== The task ==
Pictures are not part of the copy. Give again exactly the lines from the one with "Output the Python" to the one with "m14_b = [-300, 3, 3]", inclusive.

[begin Exercise material]

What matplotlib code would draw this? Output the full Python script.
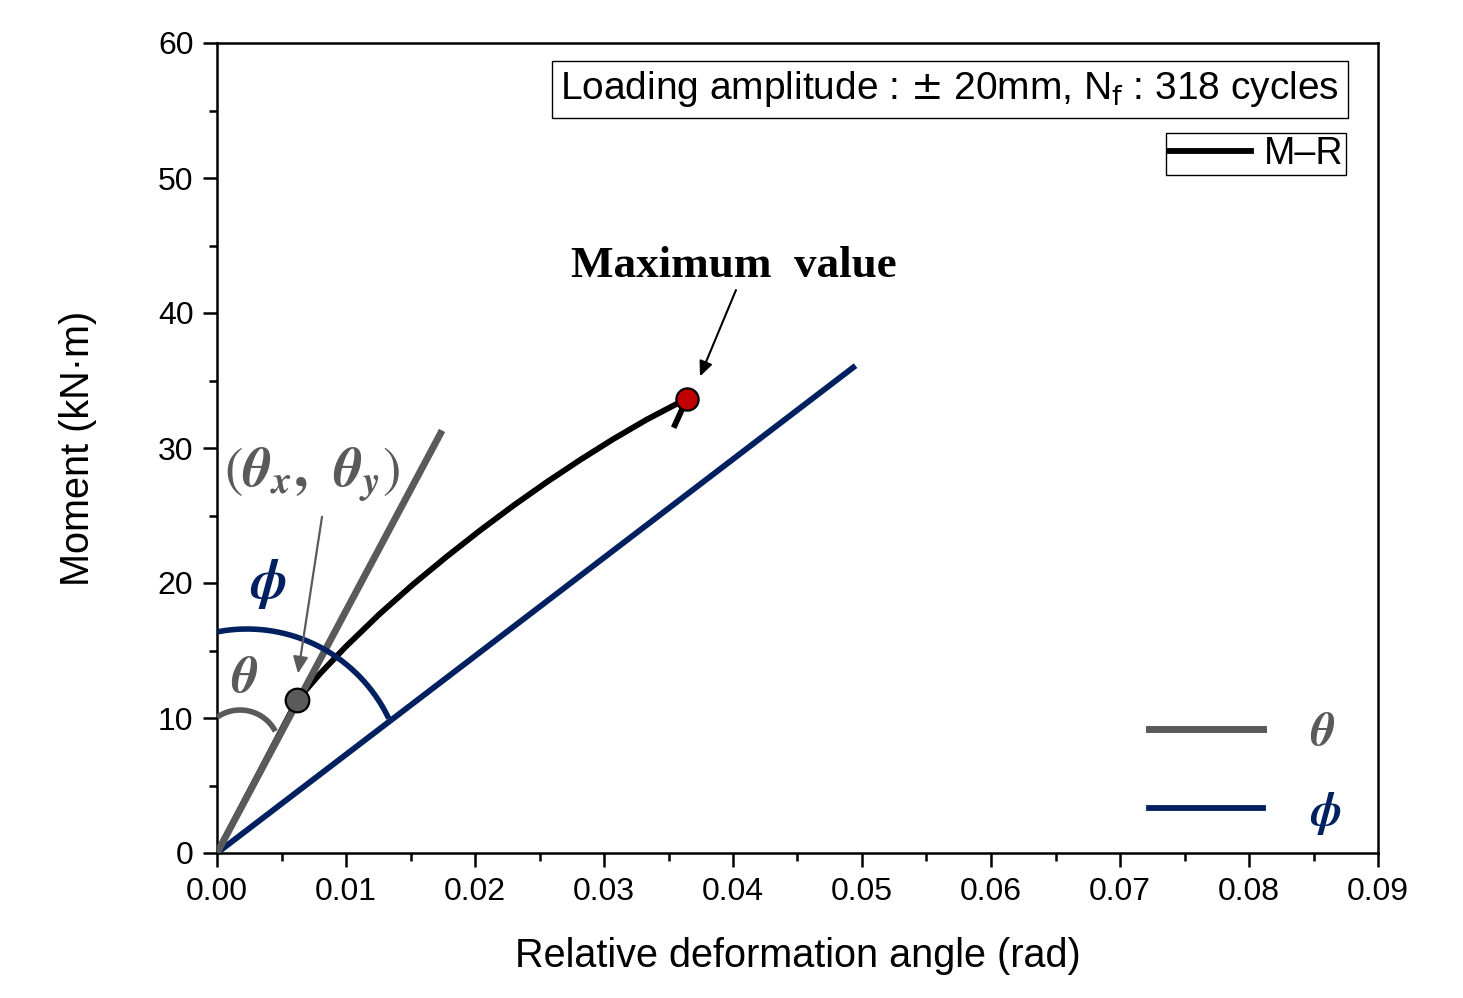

[end Exercise material]
[begin Exercise material]

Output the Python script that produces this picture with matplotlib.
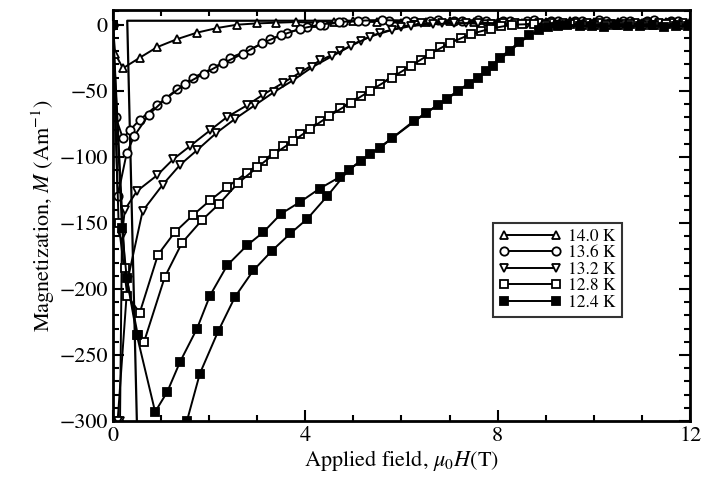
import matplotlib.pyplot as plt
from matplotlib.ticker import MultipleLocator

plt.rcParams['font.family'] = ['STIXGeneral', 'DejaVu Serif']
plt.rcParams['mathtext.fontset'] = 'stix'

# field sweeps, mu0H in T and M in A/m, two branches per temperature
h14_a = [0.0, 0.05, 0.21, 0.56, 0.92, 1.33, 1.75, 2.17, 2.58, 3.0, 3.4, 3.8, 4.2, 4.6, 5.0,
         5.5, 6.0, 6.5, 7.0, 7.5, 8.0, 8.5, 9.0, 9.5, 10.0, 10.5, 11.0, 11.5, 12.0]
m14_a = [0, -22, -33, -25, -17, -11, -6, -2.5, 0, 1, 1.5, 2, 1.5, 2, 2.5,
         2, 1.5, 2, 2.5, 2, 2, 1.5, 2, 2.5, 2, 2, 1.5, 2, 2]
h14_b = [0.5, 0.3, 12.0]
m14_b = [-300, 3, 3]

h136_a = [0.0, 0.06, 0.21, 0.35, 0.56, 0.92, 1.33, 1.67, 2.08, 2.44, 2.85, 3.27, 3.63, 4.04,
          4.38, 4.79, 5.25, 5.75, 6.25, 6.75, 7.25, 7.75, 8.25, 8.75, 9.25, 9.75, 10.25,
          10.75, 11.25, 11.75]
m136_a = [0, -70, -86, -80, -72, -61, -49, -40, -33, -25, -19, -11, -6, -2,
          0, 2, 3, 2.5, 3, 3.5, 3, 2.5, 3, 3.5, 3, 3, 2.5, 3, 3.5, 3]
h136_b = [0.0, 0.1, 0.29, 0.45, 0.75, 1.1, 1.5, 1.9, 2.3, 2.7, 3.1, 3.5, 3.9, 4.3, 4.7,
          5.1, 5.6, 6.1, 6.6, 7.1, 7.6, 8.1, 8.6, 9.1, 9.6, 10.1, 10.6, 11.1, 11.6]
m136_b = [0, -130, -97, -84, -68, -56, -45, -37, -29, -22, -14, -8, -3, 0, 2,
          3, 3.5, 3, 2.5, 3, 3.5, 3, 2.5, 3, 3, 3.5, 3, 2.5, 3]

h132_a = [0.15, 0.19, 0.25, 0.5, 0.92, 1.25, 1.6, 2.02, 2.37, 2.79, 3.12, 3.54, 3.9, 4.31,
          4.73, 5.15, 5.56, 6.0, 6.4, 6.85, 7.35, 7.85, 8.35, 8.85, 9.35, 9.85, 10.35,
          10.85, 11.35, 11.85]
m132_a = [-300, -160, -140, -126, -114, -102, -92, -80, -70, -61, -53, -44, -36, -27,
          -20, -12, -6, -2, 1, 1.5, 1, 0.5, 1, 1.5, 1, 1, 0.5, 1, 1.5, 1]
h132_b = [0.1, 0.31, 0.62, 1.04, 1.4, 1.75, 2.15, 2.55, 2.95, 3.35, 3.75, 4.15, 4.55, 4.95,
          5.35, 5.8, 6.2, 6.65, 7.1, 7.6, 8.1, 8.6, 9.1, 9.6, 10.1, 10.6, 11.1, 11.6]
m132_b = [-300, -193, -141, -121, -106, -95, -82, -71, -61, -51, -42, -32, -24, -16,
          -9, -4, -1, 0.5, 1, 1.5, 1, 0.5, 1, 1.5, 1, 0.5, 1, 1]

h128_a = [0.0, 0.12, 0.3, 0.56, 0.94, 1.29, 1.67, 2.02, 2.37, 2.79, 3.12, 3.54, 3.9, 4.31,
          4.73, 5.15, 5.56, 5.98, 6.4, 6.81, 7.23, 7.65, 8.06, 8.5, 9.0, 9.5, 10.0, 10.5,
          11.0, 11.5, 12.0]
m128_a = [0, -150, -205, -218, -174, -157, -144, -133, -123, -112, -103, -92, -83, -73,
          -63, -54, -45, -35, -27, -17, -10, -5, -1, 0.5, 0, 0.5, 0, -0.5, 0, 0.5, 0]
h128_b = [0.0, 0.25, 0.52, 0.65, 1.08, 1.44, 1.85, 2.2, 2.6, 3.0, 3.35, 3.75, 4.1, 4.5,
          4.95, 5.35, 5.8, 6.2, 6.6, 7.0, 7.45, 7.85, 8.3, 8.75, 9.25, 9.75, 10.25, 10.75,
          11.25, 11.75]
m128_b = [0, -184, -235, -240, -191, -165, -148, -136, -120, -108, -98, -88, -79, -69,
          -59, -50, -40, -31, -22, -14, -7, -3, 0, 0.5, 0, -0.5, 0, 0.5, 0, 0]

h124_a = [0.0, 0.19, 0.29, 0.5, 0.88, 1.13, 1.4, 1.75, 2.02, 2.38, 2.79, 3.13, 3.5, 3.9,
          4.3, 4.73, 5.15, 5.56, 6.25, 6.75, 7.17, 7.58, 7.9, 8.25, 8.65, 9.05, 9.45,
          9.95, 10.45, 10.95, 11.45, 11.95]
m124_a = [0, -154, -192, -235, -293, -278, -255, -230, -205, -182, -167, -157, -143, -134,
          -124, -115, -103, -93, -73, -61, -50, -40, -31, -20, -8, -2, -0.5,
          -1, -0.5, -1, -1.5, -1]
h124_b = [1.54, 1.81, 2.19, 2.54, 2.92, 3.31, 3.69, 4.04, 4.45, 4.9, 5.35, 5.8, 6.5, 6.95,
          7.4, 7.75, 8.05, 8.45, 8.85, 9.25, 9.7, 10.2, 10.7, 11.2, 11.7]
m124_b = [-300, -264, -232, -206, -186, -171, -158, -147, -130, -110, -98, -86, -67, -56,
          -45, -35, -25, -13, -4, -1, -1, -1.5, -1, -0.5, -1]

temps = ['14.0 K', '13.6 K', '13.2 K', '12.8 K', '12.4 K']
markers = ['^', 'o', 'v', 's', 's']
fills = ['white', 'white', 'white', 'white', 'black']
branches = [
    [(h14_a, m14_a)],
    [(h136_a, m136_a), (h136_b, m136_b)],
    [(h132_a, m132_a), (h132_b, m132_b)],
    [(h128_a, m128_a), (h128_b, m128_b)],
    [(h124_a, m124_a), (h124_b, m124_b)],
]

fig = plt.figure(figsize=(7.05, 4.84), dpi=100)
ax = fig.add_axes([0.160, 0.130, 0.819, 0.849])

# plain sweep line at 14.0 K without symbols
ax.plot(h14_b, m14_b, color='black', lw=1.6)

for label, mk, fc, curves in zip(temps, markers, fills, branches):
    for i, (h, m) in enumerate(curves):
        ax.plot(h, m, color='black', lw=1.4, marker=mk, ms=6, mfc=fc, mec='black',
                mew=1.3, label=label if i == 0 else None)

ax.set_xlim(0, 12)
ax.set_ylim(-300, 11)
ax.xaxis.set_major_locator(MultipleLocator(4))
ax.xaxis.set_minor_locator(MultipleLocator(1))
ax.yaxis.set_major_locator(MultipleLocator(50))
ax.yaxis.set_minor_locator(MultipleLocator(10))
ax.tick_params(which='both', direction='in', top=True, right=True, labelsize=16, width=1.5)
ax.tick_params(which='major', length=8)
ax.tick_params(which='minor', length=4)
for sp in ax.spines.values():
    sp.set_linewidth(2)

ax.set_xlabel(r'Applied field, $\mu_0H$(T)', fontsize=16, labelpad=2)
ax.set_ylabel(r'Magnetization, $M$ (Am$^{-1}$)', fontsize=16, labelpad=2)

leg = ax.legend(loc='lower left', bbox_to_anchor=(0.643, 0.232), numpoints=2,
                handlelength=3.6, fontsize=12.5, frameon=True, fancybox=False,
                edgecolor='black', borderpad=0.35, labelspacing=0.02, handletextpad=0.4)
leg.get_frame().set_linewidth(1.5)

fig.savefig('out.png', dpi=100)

[end Exercise material]
[begin Exercise material]

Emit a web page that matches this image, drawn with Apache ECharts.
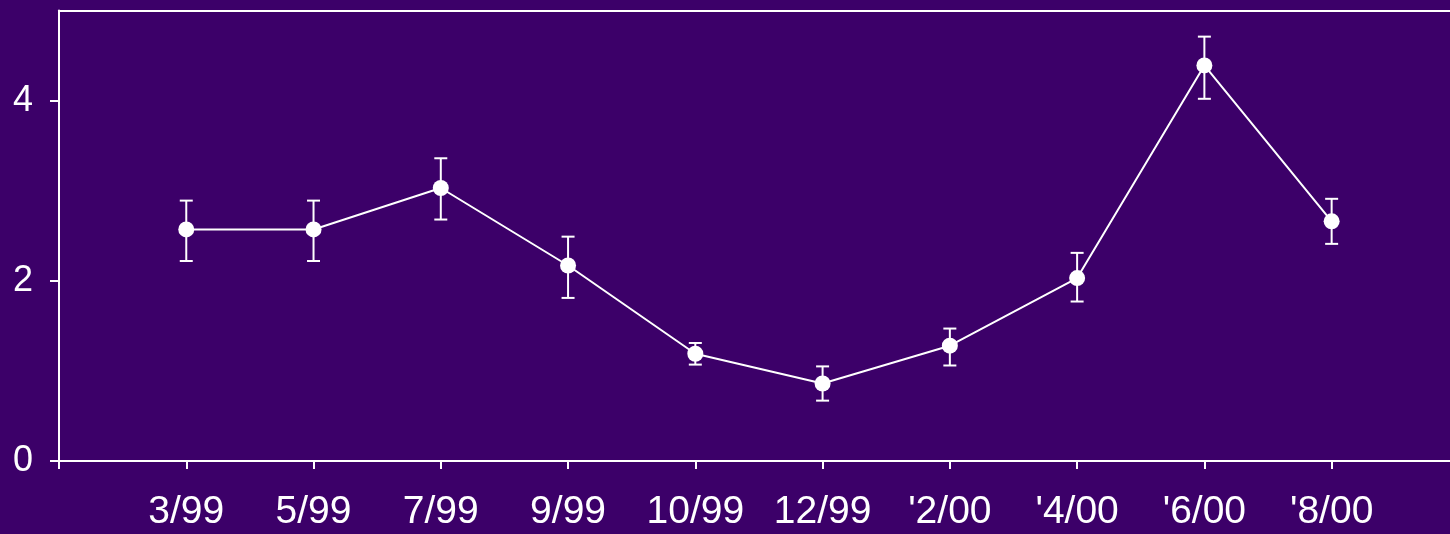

[end Exercise material]

== Output for this task ==
Output the Python script that produces this picture with matplotlib.
import matplotlib.pyplot as plt
from matplotlib.ticker import MultipleLocator

plt.rcParams['font.family'] = ['STIXGeneral', 'DejaVu Serif']
plt.rcParams['mathtext.fontset'] = 'stix'

# field sweeps, mu0H in T and M in A/m, two branches per temperature
h14_a = [0.0, 0.05, 0.21, 0.56, 0.92, 1.33, 1.75, 2.17, 2.58, 3.0, 3.4, 3.8, 4.2, 4.6, 5.0,
         5.5, 6.0, 6.5, 7.0, 7.5, 8.0, 8.5, 9.0, 9.5, 10.0, 10.5, 11.0, 11.5, 12.0]
m14_a = [0, -22, -33, -25, -17, -11, -6, -2.5, 0, 1, 1.5, 2, 1.5, 2, 2.5,
         2, 1.5, 2, 2.5, 2, 2, 1.5, 2, 2.5, 2, 2, 1.5, 2, 2]
h14_b = [0.5, 0.3, 12.0]
m14_b = [-300, 3, 3]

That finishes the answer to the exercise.